COVID 19 E L'ECONOMIA NELL'UNIONE EUROPEA
- 03 aprile 2020 Perle di Finanza
Riusciranno a trovare una soluzione i ministri dei 27 Stati?
Dopo la sospensione del patto di stabilità deciso dai
ministri dell’economia dei ventisette Stati UE, il dibattito di questi giorni
si concentra sugli interventi che l’Unione europea può mettere in campo per
sostenere l’economia, duramente provata dalle misure in atto per contenere
l’epidemia di Covid-19.
L’interesse è su due istituti. Il primo è il MES (meccanismo europeo di
stabilità), noto anche come fondo salva-stati. Oggetto di confronto sono le
modalità con cui mobilitare le sue linee di credito (per un ammontare di circa
410 miliardi di euro) senza incorrere nei meccanismi di condizionalità che le
attuali clausole del MES prevedono, ossia un programma di rientro dal debito e
di rigore di bilancio che il Paese destinatario delle sue erogazioni si impegna
a porre in essere.
Qui si fronteggiano due visioni: da un lato chi (Italia, Spagna ma anche
Francia), facendo leva sull’eccezionalità del momento, propone un uso
flessibile dello strumento, senza condizionalità, dall’altro c’è chi (Olanda in
testa, ma anche Germania e Austria) non ammette deroghe al funzionamento del
meccanismo.
Il secondo strumento su cui il dibattito si concentra in
questi giorni è l’emissione di obbligazioni a livello europeo, i così detti
coronabond.
L’ente deputato all’emissione sarebbe il MES oppure la Banca europea degli
investimenti.
Tali emissioni consentirebbero il reperimento di ingenti risorse a tassi
relativamente contenuti. Essendo debito garantito da tutti gli Stati UE non vi
sarebbe il problema dello spread e del conseguente circolo perverso che
attanaglia le emissioni dei singoli Stati, specie se molto indebitati.

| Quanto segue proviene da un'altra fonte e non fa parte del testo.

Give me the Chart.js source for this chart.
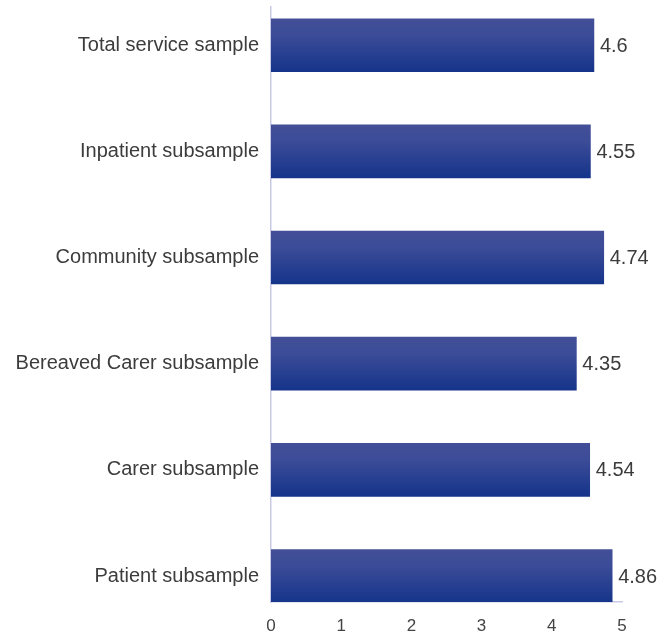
<!DOCTYPE html>
<html>
<head>
<meta charset="utf-8">
<script src="https://cdn.jsdelivr.net/npm/chart.js@4/dist/chart.umd.min.js"></script>
<style>
  html, body { margin: 0; padding: 0; background: #ffffff; }
  #wrap { width: 670px; height: 635px; }
</style>
</head>
<body>
<div id="wrap"><canvas id="chart" width="670" height="635"></canvas></div>
<script>
// Mean scores per sample group
const categories = [
  'Total service sample',
  'Inpatient subsample',
  'Community subsample',
  'Bereaved Carer subsample',
  'Carer subsample',
  'Patient subsample'
];
const scores = [4.6, 4.55, 4.74, 4.35, 4.54, 4.86];
const xTicks = [0, 1, 2, 3, 4, 5];

const AXIS_COLOR = '#c9c9e6';
const TEXT_COLOR = '#3c3c3c';
const FONT = '"Liberation Sans", Arial, Helvetica, sans-serif';
const BAR_THICKNESS = 53;

// vertical gradient spanning each individual bar
function barGradient(context) {
  const chart = context.chart;
  const yScale = chart.scales.y;
  if (!chart.chartArea || !yScale) return '#2a3f8f';
  const yc = yScale.getPixelForValue(context.dataIndex);
  const top = yc - BAR_THICKNESS / 2;
  const bottom = yc + BAR_THICKNESS / 2;
  const g = chart.ctx.createLinearGradient(0, top, 0, bottom);
  g.addColorStop(0, '#434f97');
  g.addColorStop(0.3, '#3c4c98');
  g.addColorStop(1, '#15348a');
  return g;
}

// value printed just right of each bar end
const valueLabels = {
  id: 'valueLabels',
  afterDatasetsDraw(chart) {
    const ctx = chart.ctx;
    const meta = chart.getDatasetMeta(0);
    ctx.save();
    ctx.font = '20px ' + FONT;
    ctx.fillStyle = TEXT_COLOR;
    ctx.textAlign = 'left';
    ctx.textBaseline = 'middle';
    meta.data.forEach((bar, i) => {
      ctx.fillText(String(scores[i]), bar.x + 6, bar.y + 1);
    });
    ctx.restore();
  }
};

new Chart(document.getElementById('chart'), {
  type: 'bar',
  data: {
    datasets: [{
      data: scores.map((v, i) => ({ x: v, y: i })),
      backgroundColor: barGradient,
      borderWidth: 0,
      barThickness: BAR_THICKNESS
    }]
  },
  options: {
    indexAxis: 'y',
    responsive: false,
    animation: false,
    layout: { padding: { top: 7, right: 48, bottom: 0, left: 0 } },
    plugins: {
      legend: { display: false },
      tooltip: { enabled: false }
    },
    scales: {
      x: {
        type: 'linear',
        min: 0,
        max: 5,
        afterBuildTicks(scale) { scale.ticks = xTicks.map(v => ({ value: v })); },
        afterFit(scale) { scale.height = 33; },
        grid: { display: false, drawTicks: false },
        border: { display: true, color: AXIS_COLOR, width: 1.5 },
        ticks: {
          padding: 14,
          color: '#444444',
          font: { family: FONT, size: 17 },
          maxRotation: 0
        }
      },
      y: {
        type: 'linear',
        reverse: true,
        offset: false,
        min: -0.36,
        max: 5.245,
        afterBuildTicks(scale) { scale.ticks = categories.map((c, i) => ({ value: i })); },
        afterFit(scale) {
          scale.width = 271;
          scale.paddingTop = 0;
          scale.paddingBottom = 0;
        },
        grid: { display: false, drawTicks: false },
        border: { display: true, color: AXIS_COLOR, width: 1.5 },
        ticks: {
          padding: 12,
          color: TEXT_COLOR,
          font: { family: FONT, size: 20 },
          callback: (value) => categories[value] ?? ''
        }
      }
    }
  },
  plugins: [valueLabels]
});
</script>
</body>
</html>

Ma il punto è proprio qui: mettere in comune il debito tra Paesi UE.
Gli Stati del Nord, Germania in testa, hanno sempre avversato questa ipotesi,
ritenendo inaccettabile la possibilità di doversi fare carico di debiti emessi
da altri Paesi, non altrettanto virtuosi in materia di conti pubblici.
La crisi del debito sovrano del 2008 e i conseguenti
pericoli per l’euro non furono sufficienti per un’inversione di rotta. Lo sarà
il coronavirus? L’appello lanciato da Mario Draghi sulle colonne dei Financial
Times, pur senza entrare nel merito dei singoli strumenti, è chiarissimo.